Frankfurt, Germany–Deutsche Bank on Wednesday announced its third-quarter net profit fell 8 percent year on year to 1.03 billion euros ($1.09 billion), blaming higher tax rates.
But operating profits before taxes at Germany’s largest bank were up 7 percent to compared to the third quarter of 2022 to 1.72 billion euros, making it “the highest for any third quarter since 2006”, it said.
Net revenue rose by 3 percent to 7.1 billion euros despite a 4-percent drop from investment banking, which was hit by a drop in trading at its bond and currency unit, usually a strong performer.
“These results demonstrate strong and sustained business growth momentum combined with continued cost discipline,” said chief executive Christian Sewing.
“Furthermore, we have materially improved our capital outlook thanks to our strong results and focused capital efficiency measures,” he added.
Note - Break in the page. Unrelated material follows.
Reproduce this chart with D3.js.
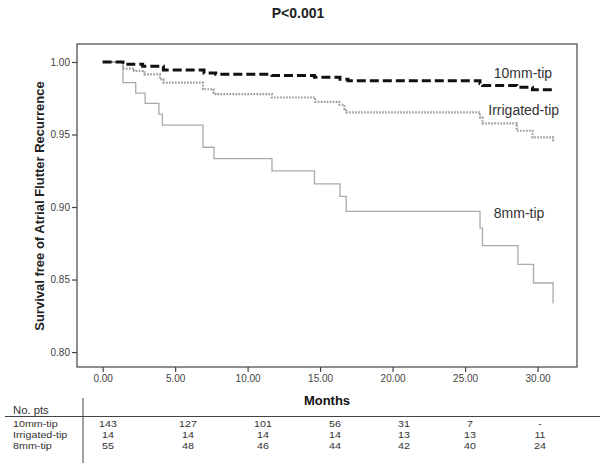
<!DOCTYPE html>
<html><head><meta charset="utf-8">
<script src="https://cdn.jsdelivr.net/npm/d3@7"></script>
<style>body{margin:0;background:#fff}svg{display:block;font-family:"Liberation Sans",Arial,sans-serif}</style>
</head><body>
<svg id="c" width="600" height="465"></svg>
<script>
// ---- data ----
const seriesNames = ["10mm-tip", "Irrigated-tip", "8mm-tip"];
const times10 = [0, 1.40, 2.76, 4.19, 6.99, 7.80, 11.68, 14.61, 16.37, 16.92, 26.03, 26.20, 28.57, 29.65, 31.07];
const surv10  = [1.000, 0.9984, 0.9970, 0.9945, 0.9924, 0.9915, 0.9906, 0.9895, 0.9881, 0.9870, 0.9851, 0.9838, 0.9826, 0.9808, 0.9794];
const timesIrr = [0, 1.40, 2.17, 2.88, 3.95, 4.19, 6.92, 7.64, 7.80, 11.68, 14.66, 16.32, 16.68, 16.80, 26.03, 26.20, 28.57, 29.65, 31.07];
const survIrr  = [1.000, 0.9954, 0.9938, 0.9915, 0.9881, 0.9858, 0.9812, 0.9789, 0.9778, 0.9755, 0.9725, 0.9705, 0.9675, 0.9652, 0.9618, 0.9577, 0.9526, 0.9480, 0.9446];
const times8 = [0, 1.40, 2.28, 2.93, 3.88, 4.12, 6.92, 7.68, 11.68, 14.61, 16.37, 16.80, 26.03, 26.20, 28.65, 29.72, 31.07];
const surv8  = [1.000, 0.9858, 0.9785, 0.9714, 0.9641, 0.9565, 0.9412, 0.9334, 0.9249, 0.9160, 0.9073, 0.8970, 0.8855, 0.8734, 0.8605, 0.8476, 0.8335];
const xTicks = [0, 5, 10, 15, 20, 25, 30];
const yTicks = [0.80, 0.85, 0.90, 0.95, 1.00];
const tableHeader = "No. pts";
const atRisk10  = ["143", "127", "101", "56", "31", "7", "-"];
const atRiskIrr = ["14", "14", "14", "14", "13", "13", "11"];
const atRisk8   = ["55", "48", "46", "44", "42", "40", "24"];
const titleText = "P<0.001";
const xTitle = "Months";
const yTitle = "Survival free of Atrial Flutter Recurrence";

// ---- layout ----
const svg = d3.select("#c");
const L = 77, R = 577, T = 44, B = 367;
const x = d3.scaleLinear().domain([-1.77, 32.72]).range([L, R]);
const y = d3.scaleLinear().domain([0.7897, 1.0124]).range([B, T]);

svg.append("text").attr("x", 298).attr("y", 18).attr("text-anchor", "middle")
  .attr("font-size", 14).attr("font-weight", "bold").attr("fill", "#222").text(titleText);

// frame
svg.append("rect").attr("x", L).attr("y", T).attr("width", R - L).attr("height", B - T)
  .attr("fill", "none").attr("stroke", "#444").attr("stroke-width", 1.2);

const fmt = d3.format(".2f");
const gx = svg.append("g").attr("transform", `translate(0,${B})`)
  .call(d3.axisBottom(x).tickValues(xTicks).tickFormat(fmt).tickSize(5).tickPadding(3));
const gy = svg.append("g").attr("transform", `translate(${L},0)`)
  .call(d3.axisLeft(y).tickValues(yTicks).tickFormat(fmt).tickSize(5).tickPadding(2));
[gx, gy].forEach(g => {
  g.select(".domain").remove();
  g.selectAll(".tick line").attr("stroke", "#444").attr("stroke-width", 1.2);
  g.selectAll(".tick text").attr("fill", "#444").attr("font-size", 10)
    .attr("font-family", "'Liberation Sans',Arial,sans-serif");
});

svg.append("text").attr("transform", "translate(44,206) rotate(-90)").attr("text-anchor", "middle")
  .attr("font-size", 13).attr("font-weight", "bold").attr("fill", "#222").text(yTitle);
svg.append("text").attr("x", 327).attr("y", 405).attr("text-anchor", "middle")
  .attr("font-size", 13).attr("font-weight", "bold").attr("fill", "#111").text(xTitle);

// curves
const line = d3.line().x(d => x(d[0])).y(d => y(d[1])).curve(d3.curveStepAfter);
const curves = [
  {t: times8, s: surv8, stroke: "#aaa", w: 1.3, dash: null},
  {t: timesIrr, s: survIrr, stroke: "#999", w: 2.2, dash: "1.6,1.4"},
  {t: times10, s: surv10, stroke: "#111", w: 3, dash: "9,4"}
];
curves.forEach(c => {
  svg.append("path").datum(c.t.map((t, i) => [t, c.s[i]]))
    .attr("d", line).attr("fill", "none").attr("stroke", c.stroke)
    .attr("stroke-width", c.w).attr("stroke-dasharray", c.dash);
});

// curve labels
const labelPos = [[26.98, 0.9925], [26.6, 0.9668], [26.98, 0.8958]];
seriesNames.forEach((n, i) => {
  svg.append("text").attr("x", x(labelPos[i][0])).attr("y", y(labelPos[i][1]) + 5)
    .attr("font-size", 14).attr("fill", "#333").text(n);
});

// at-risk table
svg.append("line").attr("x1", 5).attr("x2", 600).attr("y1", 416.5).attr("y2", 416.5)
  .attr("stroke", "#444").attr("stroke-width", 1);
svg.append("line").attr("x1", 83).attr("x2", 83).attr("y1", 398).attr("y2", 463)
  .attr("stroke", "#444").attr("stroke-width", 1);
const tText = (tx, ty, s, anchor, fs) => svg.append("text")
  .attr("transform", `translate(${tx},${ty}) scale(1.13,1)`)
  .attr("text-anchor", anchor).attr("font-size", fs).attr("fill", "#333").text(s);
tText(13, 413.5, tableHeader, "start", 10);
const colX = [108, 188, 263, 335, 404, 470, 540];
const rows = [atRisk10, atRiskIrr, atRisk8];
rows.forEach((r, ri) => {
  const yy = 426.5 + ri * 11;
  tText(13, yy, seriesNames[ri], "start", 9.5);
  r.forEach((v, ci) => tText(colX[ci], yy, v, "middle", 9.5));
});
</script>
</body></html>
Earlier this year Deutsche Bank launched a new effort to cut costs and focus on its core strengths after finally having gotten back on its feet after years of scandals.
It aims to reduce costs by 2.5 billion euros by 2025, including by closing bank branches and modernising its IT systems.
The bank managed 1 billion in cost savings in the first half of 2023.
But the restructuring and litigation weighed on costs, which rose by 4 percent.